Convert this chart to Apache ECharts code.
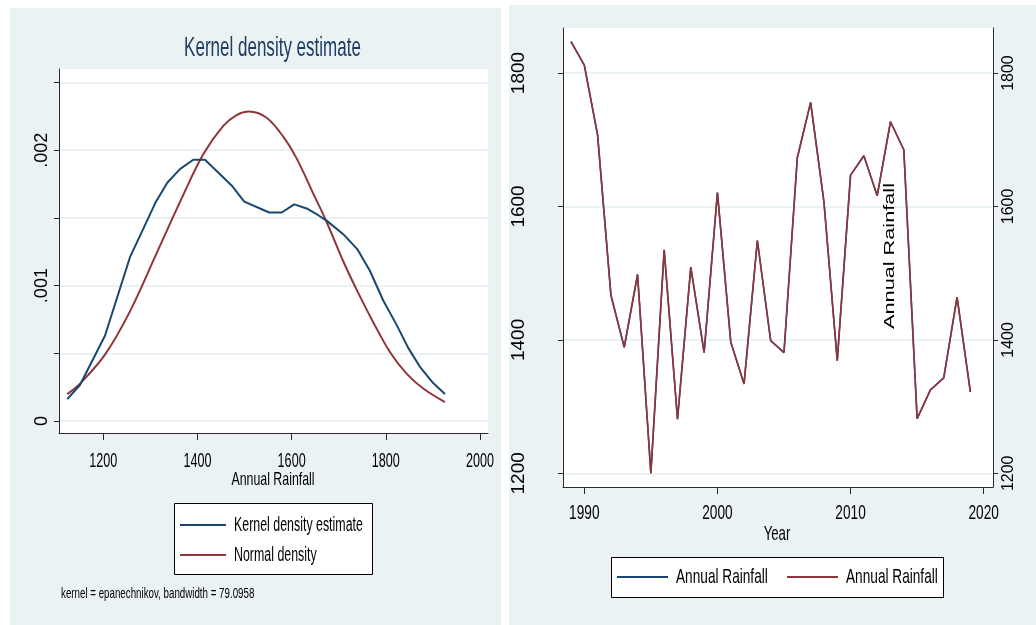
<!DOCTYPE html>
<html>
<head>
<meta charset="utf-8">
<script src="https://cdn.jsdelivr.net/npm/echarts@6/dist/echarts.min.js"></script>
<style>
  html, body { margin: 0; padding: 0; background: #ffffff; }
  #chart { width: 1036px; height: 625px; }
</style>
</head>
<body>
<div id="chart"></div>
<script>
// Left panel: kernel density of annual rainfall vs. fitted normal density
const densityTicks = [0, 0.0005, 0.001, 0.0015, 0.002, 0.0025];
const densityLabels = [0, 0.001, 0.002];
const rainfallTicks = [1200, 1400, 1600, 1800, 2000];

const kdeX = [1123.6, 1150.5, 1203.6, 1256.7, 1283.6, 1311.9, 1335.9, 1362.8, 1391, 1416,
              1472.6, 1499.4, 1552.5, 1578.8, 1605.5, 1631.8, 1656.5, 1674.3, 1709.6, 1739.3,
              1766.2, 1794.5, 1822.9, 1847.6, 1872.4, 1900.6, 1925.5];
const kdeY = [0.000162, 0.000266, 0.00063, 0.00121, 0.00141, 0.00162, 0.00176, 0.00186, 0.00193, 0.00193,
              0.00174, 0.00162, 0.00154, 0.00154, 0.00160, 0.00157, 0.00152, 0.00148, 0.00138, 0.00127,
              0.00111, 0.00089, 0.00071, 0.00054, 0.00040, 0.00028, 0.00020];

const normX = [1123.6, 1150.5, 1203.6, 1256.7, 1313.4, 1369.9, 1412.3, 1454.8, 1483.2, 1509.3,
               1546.9, 1582.2, 1610.6, 1645.9, 1674.3, 1709.6, 1738, 1773.2, 1808.7, 1844.1,
               1879.4, 1925.5];
const normY = [0.000199, 0.000275, 0.00049, 0.00081, 0.00124, 0.00167, 0.00197, 0.00218, 0.00226, 0.002286,
               0.00224, 0.00210, 0.00194, 0.00168, 0.00147, 0.00118, 0.00097, 0.00073, 0.00051, 0.00035,
               0.00024, 0.00014];

// Right panel: annual rainfall time series
const yearTicks = [1990, 2000, 2010, 2020];
const rainTicks = [1200, 1400, 1600, 1800];
const years = [1989, 1990, 1991, 1992, 1993, 1994, 1995, 1996, 1997, 1998,
               1999, 2000, 2001, 2002, 2003, 2004, 2005, 2006, 2007, 2008,
               2009, 2010, 2011, 2012, 2013, 2014, 2015, 2016, 2017, 2018, 2019];
const rainfall = [1847, 1812, 1707, 1467, 1389, 1498, 1200, 1535, 1281, 1509,
                  1381, 1621, 1397, 1334, 1549, 1399, 1381, 1673, 1756, 1607,
                  1369, 1647, 1676, 1616, 1727, 1685, 1282, 1325, 1343, 1464, 1322];

const SANS = '"Liberation Sans", Arial, sans-serif';
const PANEL = '#eaf2f3';
const AXIS = '#2b2b2b';
const NAVY = '#1a476f';
const MAROON = '#90353b';
const SQUEEZE = 0.63;   // horizontal compression for the narrow label face

const pairs = (xs, ys) => xs.map((x, i) => [x, ys[i]]);
const densityFmt = v => (v === 0 ? '0' : String(v).replace(/^0/, ''));
const plainFmt = v => String(v);

// condensed text: regular sans face squeezed horizontally
function narrowText(text, x, y, size, opts = {}) {
  return {
    type: 'text', silent: true, z: 60,
    x: x, y: y, scaleX: opts.scale || SQUEEZE,
    style: {
      text: text, fontFamily: SANS, fontSize: size, fill: opts.color || '#000',
      align: opts.align || 'center', verticalAlign: 'middle'
    }
  };
}

function legendBox(x, y, w, h) {
  return {
    type: 'rect', silent: true, z: 55,
    shape: { x: x + 0.5, y: y + 0.5, width: w, height: h },
    style: { fill: '#fff', stroke: '#000', lineWidth: 1 }
  };
}

function legendKey(x1, x2, y, color) {
  return {
    type: 'line', silent: true, z: 58,
    shape: { x1: x1, y1: y, x2: x2, y2: y },
    style: { stroke: color, lineWidth: 2.2 }
  };
}

const chart = echarts.init(document.getElementById('chart'), null, { renderer: 'canvas' });

const baseGraphic = [
  { type: 'rect', z: -10, silent: true, shape: { x: 10, y: 8, width: 491, height: 617 }, style: { fill: PANEL } },
  { type: 'rect', z: -10, silent: true, shape: { x: 509, y: 5, width: 527, height: 620 }, style: { fill: PANEL } },
  {
    type: 'text', z: 50, silent: true,
    x: 890, y: 256, rotation: Math.PI / 2, scaleX: 1.4,
    style: {
      text: 'Annual Rainfall', fontFamily: SANS, fontSize: 15.5, fill: '#000',
      align: 'center', verticalAlign: 'middle'
    }
  }
];

const option = {
  animation: false,
  backgroundColor: '#ffffff',
  graphic: baseGraphic,
  grid: [
    { left: 59, top: 69, width: 429, height: 364, show: true, backgroundColor: '#fff', borderWidth: 0 },
    { left: 563, top: 28, width: 430, height: 459, show: true, backgroundColor: '#fff', borderWidth: 0 }
  ],
  xAxis: [
    {
      gridIndex: 0, type: 'value', min: 1106, max: 2017,
      axisLine: { show: true, onZero: false, lineStyle: { color: AXIS, width: 1 } },
      axisTick: { show: true, length: 7, customValues: rainfallTicks, lineStyle: { color: AXIS } },
      axisLabel: { show: false, customValues: rainfallTicks },
      splitLine: { show: false }
    },
    {
      gridIndex: 1, type: 'value', min: 1988.4, max: 2020.7,
      axisLine: { show: true, onZero: false, lineStyle: { color: AXIS, width: 1 } },
      axisTick: { show: true, length: 7, customValues: yearTicks, lineStyle: { color: AXIS } },
      axisLabel: { show: false, customValues: yearTicks },
      splitLine: { show: false }
    }
  ],
  yAxis: [
    {
      gridIndex: 0, type: 'value', min: -0.0000886, max: 0.0026,
      axisLine: { show: true, onZero: false, lineStyle: { color: AXIS, width: 1 } },
      axisTick: { show: true, length: 5, customValues: densityTicks, lineStyle: { color: AXIS } },
      axisLabel: {
        customValues: densityLabels, formatter: densityFmt, rotate: 90,
        fontFamily: SANS, fontSize: 18, color: '#000', margin: 8
      },
      splitLine: { show: true, lineStyle: { color: PANEL, width: 2 } }
    },
    {
      gridIndex: 1, type: 'value', position: 'left', min: 1179.5, max: 1867.5,
      axisLine: { show: true, onZero: false, lineStyle: { color: AXIS, width: 1 } },
      axisTick: { show: true, length: 5, customValues: rainTicks, lineStyle: { color: AXIS } },
      axisLabel: {
        customValues: rainTicks, formatter: plainFmt, rotate: 90,
        fontFamily: SANS, fontSize: 19, color: '#000', margin: 35
      },
      splitLine: { show: true, lineStyle: { color: PANEL, width: 2 } }
    },
    {
      gridIndex: 1, type: 'value', position: 'right', min: 1179.5, max: 1867.5,
      axisLine: { show: true, onZero: false, lineStyle: { color: AXIS, width: 1 } },
      axisTick: { show: true, length: 5, customValues: rainTicks, lineStyle: { color: AXIS } },
      axisLabel: {
        customValues: rainTicks, formatter: plainFmt, rotate: 90,
        fontFamily: SANS, fontSize: 16, color: '#000', margin: 8
      },
      splitLine: { show: false }
    }
  ],
  series: [
    {
      name: 'Kernel density estimate', type: 'line', xAxisIndex: 0, yAxisIndex: 0,
      data: pairs(kdeX, kdeY), symbol: 'none', color: NAVY,
      lineStyle: { width: 2, color: NAVY }, z: 3
    },
    {
      name: 'Normal density', type: 'line', xAxisIndex: 0, yAxisIndex: 0,
      data: pairs(normX, normY), symbol: 'none', smooth: 0.35, color: MAROON,
      lineStyle: { width: 2, color: MAROON }, z: 2
    },
    {
      name: 'Annual Rainfall', type: 'line', xAxisIndex: 1, yAxisIndex: 1,
      data: pairs(years, rainfall), symbol: 'none', color: NAVY,
      lineStyle: { width: 1.6, color: NAVY }, z: 2
    },
    {
      name: 'Annual Rainfall (fit)', type: 'line', xAxisIndex: 1, yAxisIndex: 1,
      data: pairs(years, rainfall), symbol: 'none', color: MAROON,
      lineStyle: { width: 1.6, color: MAROON }, z: 3
    }
  ]
};

chart.setOption(option);

// Narrow-face texts: titles, axis titles, tick labels and legends
const texts = [];
texts.push(narrowText('Kernel density estimate', 272.5, 49, 27, { color: '#1e3d63' }));
texts.push(narrowText('kernel = epanechnikov, bandwidth = 79.0958', 61, 594, 15, { align: 'left', scale: 0.65 }));

// left x-axis tick labels and title
const leftBase = chart.convertToPixel({ gridIndex: 0 }, [1106, -0.0000886]);
rainfallTicks.forEach(v => {
  const px = chart.convertToPixel({ gridIndex: 0 }, [v, -0.0000886]);
  texts.push(narrowText(String(v), px[0], leftBase[1] + 28, 20));
});
texts.push(narrowText('Annual Rainfall', 273, leftBase[1] + 47, 19, { scale: 0.65 }));

// right x-axis tick labels and title
const rightBase = chart.convertToPixel({ gridIndex: 1 }, [1988.4, 1179.5]);
yearTicks.forEach(v => {
  const px = chart.convertToPixel({ gridIndex: 1 }, [v, 1179.5]);
  texts.push(narrowText(String(v), px[0], rightBase[1] + 26, 21, { scale: 0.65 }));
});
texts.push(narrowText('Year', 777, rightBase[1] + 47, 21));

// left legend
texts.push(legendBox(174, 503, 198, 71));
texts.push(legendKey(180, 226, 525, NAVY));
texts.push(legendKey(180, 226, 555, MAROON));
texts.push(narrowText('Kernel density estimate', 234, 525, 20, { align: 'left', scale: 0.62 }));
texts.push(narrowText('Normal density', 234, 555, 20, { align: 'left', scale: 0.62 }));

// right legend
texts.push(legendBox(611, 557, 332, 40));
texts.push(legendKey(617, 668, 577, NAVY));
texts.push(legendKey(787, 838, 577, MAROON));
texts.push(narrowText('Annual Rainfall', 676, 577, 21, { align: 'left', scale: 0.65 }));
texts.push(narrowText('Annual Rainfall', 846, 577, 21, { align: 'left', scale: 0.65 }));

chart.setOption({ graphic: baseGraphic.concat(texts) });
</script>
</body>
</html>
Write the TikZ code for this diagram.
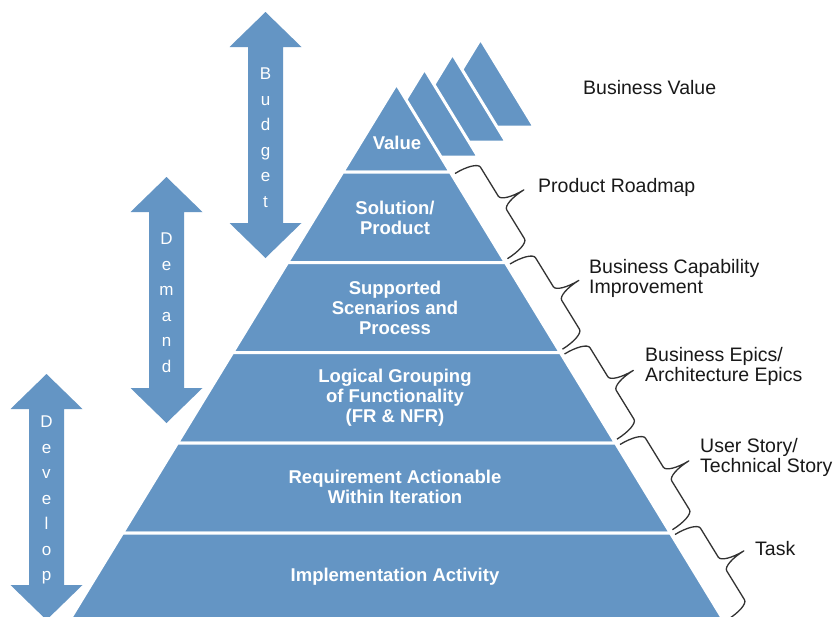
\documentclass[tikz,border=0pt]{standalone}
\usepackage{fontspec}
\setmainfont{Liberation Sans}
\definecolor{pyrblue}{RGB}{100,149,196}
\definecolor{bracegray}{RGB}{50,50,50}
\tikzset{
  layer/.style={fill=pyrblue, draw=white, line width=3pt, line join=miter},
  arrowshape/.style={fill=pyrblue, draw=none},
  layertext/.style={text=white, align=center, inner sep=0pt, font=\bfseries\fontsize{18.5}{20}\selectfont},
  arrowtext/.style={text=white, align=center, inner sep=0pt, anchor=north, font=\fontsize{17}{25.5}\selectfont},
  lbl/.style={text=black!90, align=left, inner sep=0pt, anchor=west, font=\fontsize{19.5}{20}\selectfont},
  bracestyle/.style={draw=bracegray, line width=1.3pt, line join=round}
}
\newcommand{\pyrbrace}[2]{%
  \begin{scope}[shift={(#1,#2)}, x={(0.524pt,-0.852pt)}, y={(0.852pt,0.524pt)}]
    \draw[bracestyle] (0,0) .. controls (0,13.75) and (3.6,25) .. (8,25) -- (42,25)
      .. controls (46.4,25) and (50,36.25) .. (50,50)
      .. controls (50,36.25) and (53.6,25) .. (58,25) -- (92,25)
      .. controls (96.4,25) and (100,13.75) .. (100,0);
  \end{scope}}
\newcommand{\dblarrow}[3]{% cx, top, bottom
  \fill[arrowshape] (#1,#2) -- ({#1+36},{#2+35}) -- ({#1+17.5},{#2+35}) -- ({#1+17.5},{#3-35})
    -- ({#1+36},{#3-35}) -- (#1,#3) -- ({#1-36},{#3-35}) -- ({#1-17.5},{#3-35})
    -- ({#1-17.5},{#2+35}) -- ({#1-36},{#2+35}) -- cycle;}
\begin{document}
\begin{tikzpicture}[x=1pt,y=-1pt]
\useasboundingbox (0,0) rectangle (837,616);
\fill[white] (0,0) rectangle (837,616);

% stacked triangles behind the Value layer
\foreach \k in {3,2,1} {
  \draw[layer] ({396.5+28*\k},{84-15*\k}) -- ({342.8+28*\k},{172-15*\k}) -- ({450.2+28*\k},{172-15*\k}) -- cycle;
}
% pyramid layers
\draw[layer] (396.5,84) -- (342.8,172) -- (450.2,172) -- cycle;
\draw[layer] (342.8,172) -- (287.6,262.5) -- (505.4,262.5) -- (450.2,172) -- cycle;
\draw[layer] (287.6,262.5) -- (232.7,352.5) -- (560.3,352.5) -- (505.4,262.5) -- cycle;
\draw[layer] (232.7,352.5) -- (177.5,443) -- (615.5,443) -- (560.3,352.5) -- cycle;
\draw[layer] (177.5,443) -- (122.6,533) -- (670.4,533) -- (615.5,443) -- cycle;
\draw[layer] (122.6,533) -- (67.7,623) -- (725.3,623) -- (670.4,533) -- cycle;

\node[layertext] (value) at (397,143) {Value};
\node[layertext] (solution) at (395,218) {Solution/\\Product};
\node[layertext] (scenarios) at (395,308) {Supported\\Scenarios and\\Process};
\node[layertext] (logical) at (395,398) {Logical Grouping\\of Functionality\\(FR \& NFR)};
\node[layertext] (requirement) at (395,487) {Requirement Actionable\\Within Iteration};
\node[layertext] (implementation) at (395,577) {Implementation Activity};

% double arrows
\dblarrow{265.5}{12}{258}
\dblarrow{166.5}{177}{423}
\dblarrow{46.5}{374}{620}
\node[arrowtext] (budget) at (265.5,67.8) {B\\u\\d\\g\\e\\t};
\node[arrowtext] (demand) at (166.5,232.8) {D\\e\\m\\a\\n\\d};
\node[arrowtext] (develop) at (46.5,415.8) {D\\e\\v\\e\\l\\o\\p};

% braces
\pyrbrace{455}{173.5}
\pyrbrace{510}{264}
\pyrbrace{564.5}{354}
\pyrbrace{620}{444.5}
\pyrbrace{675}{534.5}

% labels
\node[lbl] (bv) at (583,88) {Business Value};
\node[lbl] (pr) at (538,187) {Product Roadmap};
\node[lbl] (bc) at (589,278) {Business Capability\\Improvement};
\node[lbl] (be) at (645,366) {Business Epics/\\Architecture Epics};
\node[lbl] (us) at (700,457) {User Story/\\Technical Story};
\node[lbl] (task) at (755,549) {Task};
\end{tikzpicture}
\end{document}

What is needed:
Everything from the first line of the entries through the line that contains "1343, 1464, 1322];" is to be reproduced exactly, except the pictures.

Response to the task:
Convert this chart to Apache ECharts code.
<!DOCTYPE html>
<html>
<head>
<meta charset="utf-8">
<script src="https://cdn.jsdelivr.net/npm/echarts@6/dist/echarts.min.js"></script>
<style>
  html, body { margin: 0; padding: 0; background: #ffffff; }
  #chart { width: 1036px; height: 625px; }
</style>
</head>
<body>
<div id="chart"></div>
<script>
// Left panel: kernel density of annual rainfall vs. fitted normal density
const densityTicks = [0, 0.0005, 0.001, 0.0015, 0.002, 0.0025];
const densityLabels = [0, 0.001, 0.002];
const rainfallTicks = [1200, 1400, 1600, 1800, 2000];

const kdeX = [1123.6, 1150.5, 1203.6, 1256.7, 1283.6, 1311.9, 1335.9, 1362.8, 1391, 1416,
              1472.6, 1499.4, 1552.5, 1578.8, 1605.5, 1631.8, 1656.5, 1674.3, 1709.6, 1739.3,
              1766.2, 1794.5, 1822.9, 1847.6, 1872.4, 1900.6, 1925.5];
const kdeY = [0.000162, 0.000266, 0.00063, 0.00121, 0.00141, 0.00162, 0.00176, 0.00186, 0.00193, 0.00193,
              0.00174, 0.00162, 0.00154, 0.00154, 0.00160, 0.00157, 0.00152, 0.00148, 0.00138, 0.00127,
              0.00111, 0.00089, 0.00071, 0.00054, 0.00040, 0.00028, 0.00020];

const normX = [1123.6, 1150.5, 1203.6, 1256.7, 1313.4, 1369.9, 1412.3, 1454.8, 1483.2, 1509.3,
               1546.9, 1582.2, 1610.6, 1645.9, 1674.3, 1709.6, 1738, 1773.2, 1808.7, 1844.1,
               1879.4, 1925.5];
const normY = [0.000199, 0.000275, 0.00049, 0.00081, 0.00124, 0.00167, 0.00197, 0.00218, 0.00226, 0.002286,
               0.00224, 0.00210, 0.00194, 0.00168, 0.00147, 0.00118, 0.00097, 0.00073, 0.00051, 0.00035,
               0.00024, 0.00014];

// Right panel: annual rainfall time series
const yearTicks = [1990, 2000, 2010, 2020];
const rainTicks = [1200, 1400, 1600, 1800];
const years = [1989, 1990, 1991, 1992, 1993, 1994, 1995, 1996, 1997, 1998,
               1999, 2000, 2001, 2002, 2003, 2004, 2005, 2006, 2007, 2008,
               2009, 2010, 2011, 2012, 2013, 2014, 2015, 2016, 2017, 2018, 2019];
const rainfall = [1847, 1812, 1707, 1467, 1389, 1498, 1200, 1535, 1281, 1509,
                  1381, 1621, 1397, 1334, 1549, 1399, 1381, 1673, 1756, 1607,
                  1369, 1647, 1676, 1616, 1727, 1685, 1282, 1325, 1343, 1464, 1322];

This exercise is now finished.